Without the pictures, copy the entries below word for word.

Data rows —
━━━━

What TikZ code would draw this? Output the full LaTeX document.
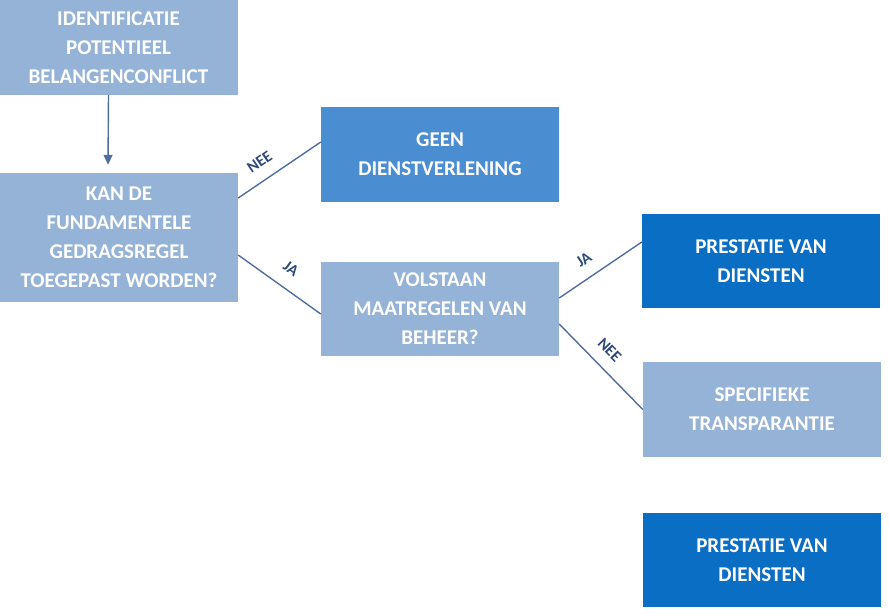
\documentclass[tikz,border=0pt]{standalone}
\usepackage{fontspec}
\setmainfont{Carlito}
\usetikzlibrary{arrows.meta}
\definecolor{lightbox}{HTML}{95B3D7}
\definecolor{midbox}{HTML}{4A8DD0}
\definecolor{darkbox}{HTML}{0A6EC4}
\definecolor{linecol}{HTML}{4F6E9E}
\definecolor{labcol}{HTML}{2E4A7A}
\tikzset{
  boxbase/.style={rectangle, inner sep=0pt, minimum width=238pt, text=white, font=\fontsize{21}{29}\selectfont\bfseries, align=center},
  lightnode/.style={boxbase, fill=lightbox},
  midnode/.style={boxbase, fill=midbox},
  darknode/.style={boxbase, fill=darkbox},
  conn/.style={draw=linecol, line width=1.4pt},
  lab/.style={text=labcol, font=\fontsize{16}{18}\selectfont\bfseries, inner sep=1pt}
}
\begin{document}
\begin{tikzpicture}[x=1pt,y=-1pt]
\useasboundingbox (0,0) rectangle (889,614);
\node[lightnode, minimum height=95pt] (A) at (118.5,47.5) {IDENTIFICATIE\\POTENTIEEL\\BELANGENCONFLICT};
\node[lightnode, minimum height=129pt] (B) at (119,237.5) {KAN DE\\FUNDAMENTELE\\GEDRAGSREGEL\\TOEGEPAST WORDEN?};
\node[midnode, minimum height=95pt] (C) at (440,154.5) {GEEN\\DIENSTVERLENING};
\node[lightnode, minimum height=94pt] (D) at (440,309) {VOLSTAAN\\MAATREGELEN VAN\\BEHEER?};
\node[darknode, minimum height=94pt] (E) at (761,261) {PRESTATIE VAN\\DIENSTEN};
\node[lightnode, minimum height=95pt] (F) at (762,409.5) {SPECIFIEKE\\TRANSPARANTIE};
\node[darknode, minimum height=94pt] (G) at (762,560) {PRESTATIE VAN\\DIENSTEN};

\draw[conn, -{Triangle[length=10pt,width=9pt]}] ([xshift=-10pt]A.south) -- ([xshift=-11pt,yshift=8pt]B.north);
\draw[conn] ([yshift=39.5pt]B.east) -- node[lab, pos=0.38, above=11pt, sloped] {NEE} ([yshift=12.5pt]C.west);
\draw[conn] ([yshift=-17.5pt]B.east) -- node[lab, pos=0.5, above=13pt, sloped] {JA} ([yshift=-5pt]D.west);
\draw[conn] ([yshift=11pt]D.east) -- node[lab, pos=0.42, above=11pt, sloped] {JA} ([yshift=19pt]E.west);
\draw[conn] ([yshift=-15pt]D.east) -- node[lab, pos=0.45, above=11pt, sloped] {NEE} (F.west);
\end{tikzpicture}
\end{document}
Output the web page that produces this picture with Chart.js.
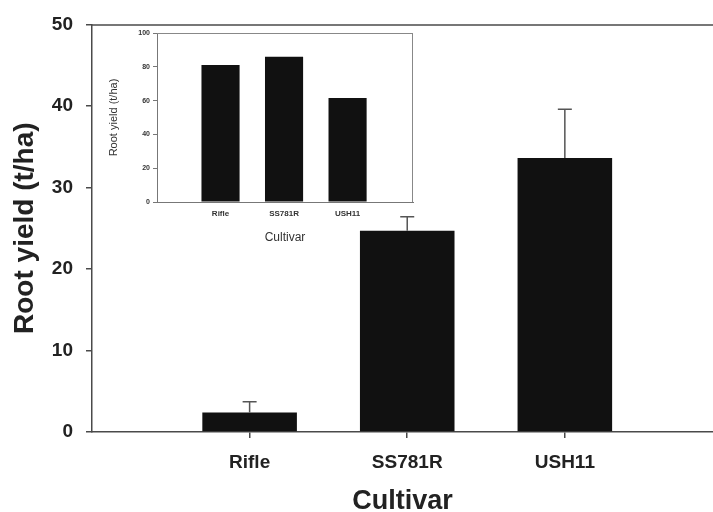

━━━━

Response to this task —
What TikZ code would draw this? Output the full LaTeX document.
\documentclass[tikz,border=0pt]{standalone}
\usepackage{fontspec}
\setmainfont{Carlito}
\usetikzlibrary{arrows.meta}
\definecolor{lightbox}{HTML}{95B3D7}
\definecolor{midbox}{HTML}{4A8DD0}
\definecolor{darkbox}{HTML}{0A6EC4}
\definecolor{linecol}{HTML}{4F6E9E}
\definecolor{labcol}{HTML}{2E4A7A}
\tikzset{
  boxbase/.style={rectangle, inner sep=0pt, minimum width=238pt, text=white, font=\fontsize{21}{29}\selectfont\bfseries, align=center},
  lightnode/.style={boxbase, fill=lightbox},
  midnode/.style={boxbase, fill=midbox},
  darknode/.style={boxbase, fill=darkbox},
  conn/.style={draw=linecol, line width=1.4pt},
  lab/.style={text=labcol, font=\fontsize{16}{18}\selectfont\bfseries, inner sep=1pt}
}
\begin{document}
\begin{tikzpicture}[x=1pt,y=-1pt]
\useasboundingbox (0,0) rectangle (889,614);
\node[lightnode, minimum height=95pt] (A) at (118.5,47.5) {IDENTIFICATIE\\POTENTIEEL\\BELANGENCONFLICT};
\node[lightnode, minimum height=129pt] (B) at (119,237.5) {KAN DE\\FUNDAMENTELE\\GEDRAGSREGEL\\TOEGEPAST WORDEN?};
\node[midnode, minimum height=95pt] (C) at (440,154.5) {GEEN\\DIENSTVERLENING};
\node[lightnode, minimum height=94pt] (D) at (440,309) {VOLSTAAN\\MAATREGELEN VAN\\BEHEER?};
\node[darknode, minimum height=94pt] (E) at (761,261) {PRESTATIE VAN\\DIENSTEN};
\node[lightnode, minimum height=95pt] (F) at (762,409.5) {SPECIFIEKE\\TRANSPARANTIE};
\node[darknode, minimum height=94pt] (G) at (762,560) {PRESTATIE VAN\\DIENSTEN};

\draw[conn, -{Triangle[length=10pt,width=9pt]}] ([xshift=-10pt]A.south) -- ([xshift=-11pt,yshift=8pt]B.north);
\draw[conn] ([yshift=39.5pt]B.east) -- node[lab, pos=0.38, above=11pt, sloped] {NEE} ([yshift=12.5pt]C.west);
\draw[conn] ([yshift=-17.5pt]B.east) -- node[lab, pos=0.5, above=13pt, sloped] {JA} ([yshift=-5pt]D.west);
\draw[conn] ([yshift=11pt]D.east) -- node[lab, pos=0.42, above=11pt, sloped] {JA} ([yshift=19pt]E.west);
\draw[conn] ([yshift=-15pt]D.east) -- node[lab, pos=0.45, above=11pt, sloped] {NEE} (F.west);
\end{tikzpicture}
\end{document}
Output the web page that produces this picture with Chart.js.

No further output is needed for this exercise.